Starting at the first line of the listing below, repeat each line up to and including the one containing "W, H = 1010, 797". Leave out pictures.

**** PROVIDED DATA ****

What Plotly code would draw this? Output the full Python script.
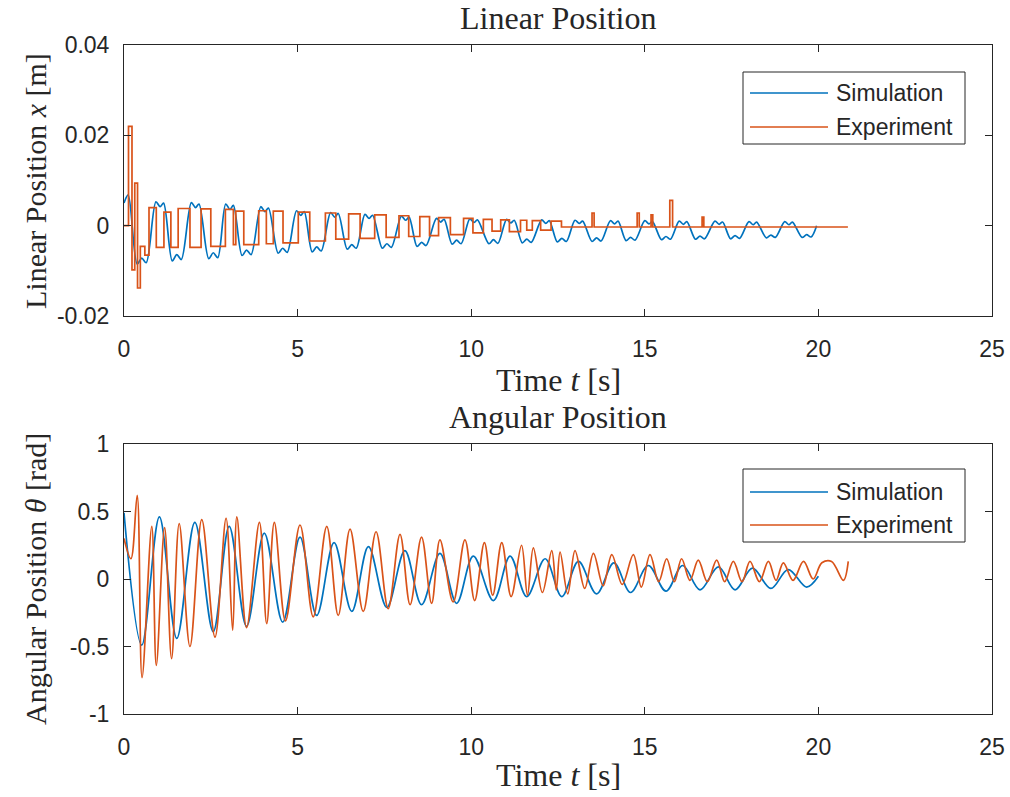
import plotly.graph_objects as go

W, H = 1010, 797

# ---------------- data ----------------
# Linear position, simulation (t [s], x [m])
lin_sim_t = [0.00, 0.12,
             0.38, 0.51, 0.64, 0.92, 1.04, 1.14,
             1.39, 1.52, 1.65, 1.94, 2.06, 2.16,
             2.44, 2.57, 2.70, 2.93, 3.05, 3.15,
             3.40, 3.53, 3.66, 3.94, 4.06, 4.16,
             4.44, 4.57, 4.70, 4.97, 5.09, 5.19,
             5.42, 5.55, 5.68, 5.95, 6.07, 6.17,
             6.43, 6.56, 6.69, 6.94, 7.06, 7.16,
             7.44, 7.57, 7.70, 7.99, 8.11, 8.21,
             8.44, 8.57, 8.70, 9.00, 9.12, 9.22,
             9.45, 9.58, 9.71, 9.96, 10.08, 10.18,
             10.51, 10.64, 10.77, 11.02, 11.14, 11.24,
             11.47, 11.60, 11.73, 12.03, 12.15, 12.25,
             12.48, 12.61, 12.74, 12.99, 13.11, 13.21,
             13.48, 13.61, 13.74, 14.01, 14.13, 14.23,
             14.46, 14.59, 14.72, 15.00, 15.12, 15.22,
             15.48, 15.61, 15.74, 15.99, 16.11, 16.21,
             16.46, 16.59, 16.72, 17.02, 17.14, 17.24,
             17.47, 17.60, 17.73, 18.00, 18.12, 18.22,
             18.50, 18.63, 18.76, 19.03, 19.15, 19.25,
             19.53, 19.66, 19.79, 19.95]
lin_sim_x = [0.0050, 0.0068,
             -0.0085, -0.0072, -0.0082, 0.0053, 0.0042, 0.0050,
             -0.0078, -0.0064, -0.0075, 0.0051, 0.0040, 0.0048,
             -0.0073, -0.0060, -0.0071, 0.0048, 0.0036, 0.0045,
             -0.0066, -0.0054, -0.0064, 0.0042, 0.0031, 0.0039,
             -0.0061, -0.0050, -0.0059, 0.0033, 0.0023, 0.0031,
             -0.0058, -0.0047, -0.0056, 0.0029, 0.0019, 0.0027,
             -0.0052, -0.0042, -0.0050, 0.0025, 0.0016, 0.0023,
             -0.0050, -0.0040, -0.0048, 0.0021, 0.0012, 0.0019,
             -0.0046, -0.0037, -0.0044, 0.0016, 0.0008, 0.0014,
             -0.0041, -0.0032, -0.0040, 0.0015, 0.0007, 0.0013,
             -0.0040, -0.0031, -0.0039, 0.0014, 0.0006, 0.0012,
             -0.0038, -0.0030, -0.0037, 0.0013, 0.0005, 0.0011,
             -0.0036, -0.0028, -0.0035, 0.0012, 0.0005, 0.0010,
             -0.0035, -0.0027, -0.0034, 0.0011, 0.0004, 0.0010,
             -0.0033, -0.0026, -0.0032, 0.0011, 0.0004, 0.0009,
             -0.0031, -0.0024, -0.0030, 0.0010, 0.0003, 0.0009,
             -0.0030, -0.0023, -0.0029, 0.0010, 0.0003, 0.0008,
             -0.0029, -0.0022, -0.0028, 0.0009, 0.0002, 0.0008,
             -0.0027, -0.0021, -0.0026, 0.0009, 0.0002, 0.0008,
             -0.0026, -0.0020, -0.0025, 0.0000]

# Linear position, experiment: encoder steps (start time of each level, level)
lin_exp_t = [0.00, 0.13, 0.23, 0.31, 0.39, 0.47, 0.60,
             0.72, 0.93, 1.15, 1.35, 1.56, 1.90, 2.22, 2.50,
             2.92, 3.15, 3.22, 3.45, 3.88, 4.10, 4.30, 4.58,
             5.02, 5.35, 5.80, 6.10, 6.47, 6.80, 7.22, 7.55,
             7.92, 8.20, 8.52, 8.80, 9.06, 9.40, 9.78, 10.05,
             10.35, 10.60, 10.85, 11.10, 11.42, 11.60, 11.76, 12.00,
             12.30, 12.60, 13.48, 13.54, 14.78, 14.84, 15.18, 15.23,
             15.72, 15.80, 16.65, 16.70, 20.85]
lin_exp_x = [0.0000, 0.0220, -0.0098, 0.0094, -0.0138, -0.0046, -0.0065,
             0.0040, -0.0048, 0.0030, -0.0048, 0.0038, -0.0048, 0.0037, -0.0046,
             0.0036, -0.0042, 0.0032, -0.0042, 0.0033, -0.0040, 0.0032, -0.0038,
             0.0030, -0.0034, 0.0028, -0.0030, 0.0026, -0.0028, 0.0024, -0.0026,
             0.0022, -0.0024, 0.0020, -0.0022, 0.0018, -0.0020, 0.0016, -0.0016,
             0.0014, -0.0012, 0.0013, -0.0013, 0.0012, -0.0010, 0.0011, -0.0010,
             0.0010, -0.0003, 0.0028, -0.0003, 0.0028, -0.0003, 0.0024, -0.0003,
             0.0056, -0.0003, 0.0019, -0.0003, -0.0003]

# Angular position, simulation (t [s], theta [rad])
ang_sim_t = [0.00, 0.51, 1.02, 1.52, 2.04, 2.57, 3.03, 3.53, 4.04, 4.57,
             5.07, 5.55, 6.05, 6.56, 7.04, 7.57, 8.09, 8.57, 9.10, 9.58,
             10.06, 10.64, 11.12, 11.60, 12.13, 12.61, 13.09, 13.61, 14.11, 14.59,
             15.10, 15.61, 16.09, 16.59, 17.12, 17.60, 18.10, 18.63, 19.13, 19.66,
             20.00]
ang_sim_th = [0.49, -0.49, 0.46, -0.44, 0.42, -0.39, 0.39, -0.35, 0.34, -0.32,
              0.31, -0.27, 0.27, -0.24, 0.24, -0.21, 0.21, -0.19, 0.19, -0.18,
              0.17, -0.16, 0.17, -0.13, 0.15, -0.13, 0.13, -0.11, 0.12, -0.10,
              0.10, -0.09, 0.10, -0.08, 0.09, -0.08, 0.08, -0.07, 0.07, -0.06,
              0.02]

# Angular position, experiment (t [s], theta [rad])
ang_exp_t = [0.00, 0.20, 0.38, 0.52, 0.80, 0.93, 1.17, 1.37, 1.59, 1.90,
             2.24, 2.62, 2.94, 3.13, 3.25, 3.53, 3.90, 4.11, 4.33, 4.65,
             5.07, 5.45, 5.84, 6.17, 6.51, 6.89, 7.26, 7.61, 7.95, 8.24,
             8.57, 8.86, 9.10, 9.48, 9.82, 10.10, 10.38, 10.62, 10.88, 11.15,
             11.45, 11.62, 11.79, 12.05, 12.32, 12.45, 12.56, 12.78, 12.99, 13.27,
             13.52, 13.80, 14.05, 14.35, 14.67, 14.90, 15.15, 15.40, 15.63, 15.85,
             16.06, 16.30, 16.54, 16.80, 17.07, 17.30, 17.55, 17.80, 18.03, 18.30,
             18.56, 18.78, 18.99, 19.27, 19.57, 19.85, 20.10, 20.38, 20.72, 20.86]
ang_exp_th = [0.30, 0.15, 0.62, -0.73, 0.39, -0.64, 0.38, -0.59, 0.41, -0.50,
              0.44, -0.43, 0.45, -0.38, 0.46, -0.36, 0.42, -0.33, 0.42, -0.31,
              0.40, -0.28, 0.39, -0.27, 0.37, -0.24, 0.35, -0.22, 0.33, -0.19,
              0.31, -0.18, 0.29, -0.17, 0.29, -0.16, 0.27, -0.12, 0.27, -0.13,
              0.25, -0.12, 0.23, -0.10, 0.21, -0.08, 0.20, -0.11, 0.21, -0.07,
              0.19, -0.05, 0.18, -0.04, 0.18, -0.06, 0.18, -0.02, 0.15, -0.02,
              0.15, -0.01, 0.14, -0.02, 0.14, -0.02, 0.13, -0.02, 0.13, -0.02,
              0.13, -0.01, 0.12, -0.01, 0.13, 0.00, 0.12, 0.13, -0.01, 0.13]

x_ticks = [0, 5, 10, 15, 20, 25]
lin_ticks = [-0.02, 0, 0.02, 0.04]
lin_tick_text = ["-0.02", "0", "0.02", "0.04"]
ang_ticks = [-1, -0.5, 0, 0.5, 1]
ang_tick_text = ["-1", "-0.5", "0", "0.5", "1"]
series_names = ["Simulation", "Experiment"]

# ---------------- styling ----------------
BLUE = "#0072BD"
ORANGE = "#D95319"
AX = "#262626"
SANS = "Liberation Sans, Arial, sans-serif"
SERIF = "Liberation Serif, Times New Roman, serif"

# axes boxes in pixels (left, right, top, bottom)
BOX_X = (124, 992)
TOP_Y = (45, 316)
BOT_Y = (444, 714)


def px(x):
    return x / W


def py(y):
    return 1 - y / H


fig = go.Figure()
fig.add_trace(go.Scatter(x=lin_sim_t, y=lin_sim_x, mode="lines", name=series_names[0],
                         line=dict(color=BLUE, width=1.7, shape="spline", smoothing=0.9),
                         xaxis="x", yaxis="y", showlegend=False))
fig.add_trace(go.Scatter(x=lin_exp_t, y=lin_exp_x, mode="lines", name=series_names[1],
                         line=dict(color=ORANGE, width=1.7, shape="hv"),
                         xaxis="x", yaxis="y", showlegend=False))
fig.add_trace(go.Scatter(x=ang_sim_t, y=ang_sim_th, mode="lines", name=series_names[0],
                         line=dict(color=BLUE, width=1.7, shape="spline", smoothing=1.0),
                         xaxis="x2", yaxis="y2", showlegend=False))
fig.add_trace(go.Scatter(x=ang_exp_t, y=ang_exp_th, mode="lines", name=series_names[1],
                         line=dict(color=ORANGE, width=1.7, shape="spline", smoothing=1.0),
                         xaxis="x2", yaxis="y2", showlegend=False))

axis_common = dict(showline=True, mirror="allticks", linecolor=AX, linewidth=1,
                   ticks="inside", ticklen=7, tickcolor=AX, tickwidth=1,
                   showgrid=False, zeroline=False, automargin=False,
                   tickfont=dict(family=SANS, size=23, color=AX))

fig.update_layout(
    width=W, height=H,
    margin=dict(l=0, r=0, t=0, b=0, autoexpand=False),
    paper_bgcolor="white", plot_bgcolor="white",
    xaxis=dict(domain=[px(BOX_X[0]), px(BOX_X[1])], anchor="y", range=[0, 25],
               tickvals=x_ticks, ticklabelstandoff=12, **axis_common),
    yaxis=dict(domain=[py(TOP_Y[1]), py(TOP_Y[0])], anchor="x", range=[-0.02, 0.04],
               tickvals=lin_ticks, ticktext=lin_tick_text, ticklabelstandoff=9, **axis_common),
    xaxis2=dict(domain=[px(BOX_X[0]), px(BOX_X[1])], anchor="y2", range=[0, 25],
                tickvals=x_ticks, ticklabelstandoff=12, **axis_common),
    yaxis2=dict(domain=[py(BOT_Y[1]), py(BOT_Y[0])], anchor="x2", range=[-1, 1],
                tickvals=ang_ticks, ticktext=ang_tick_text, ticklabelstandoff=9, **axis_common),
    showlegend=False,
)

cx = (BOX_X[0] + BOX_X[1]) / 2
texts = [
    ("Linear Position", cx, 18, 0, 32),
    ("Time <i>t</i> [s]", cx, 380, 0, 32),
    ("Linear Position <i>x</i> [m]", 35, 181, -90, 30),
    ("Angular Position", cx, 417, 0, 32),
    ("Time <i>t</i> [s]", cx, 775, 0, 32),
    ("Angular Position <i>θ</i> [rad]", 35, 579, -90, 30),
]
for txt, x, y, ang, size in texts:
    fig.add_annotation(text=txt, x=px(x), y=py(y), xref="paper", yref="paper",
                       showarrow=False, textangle=ang, xanchor="center", yanchor="middle",
                       font=dict(family=SERIF, size=size, color=AX))

# legend boxes
for (top, bottom, row1, row2) in [(72, 144, 93, 127), (469, 542, 492, 525)]:
    fig.add_shape(type="rect", xref="paper", yref="paper",
                  x0=px(743), x1=px(965), y0=py(bottom), y1=py(top),
                  line=dict(color=AX, width=1), fillcolor="white")
    for yrow, col, name in [(row1, BLUE, series_names[0]), (row2, ORANGE, series_names[1])]:
        fig.add_shape(type="line", xref="paper", yref="paper",
                      x0=px(750), x1=px(828), y0=py(yrow), y1=py(yrow),
                      line=dict(color=col, width=1.7))
        fig.add_annotation(text=name, x=px(834), y=py(yrow), xref="paper", yref="paper",
                           showarrow=False, xanchor="left", yanchor="middle",
                           font=dict(family=SANS, size=23, color=AX))

fig.write_html("out.html")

****

ANSWER FOR THE TASK:
What Plotly code would draw this? Output the full Python script.
import plotly.graph_objects as go

W, H = 1010, 797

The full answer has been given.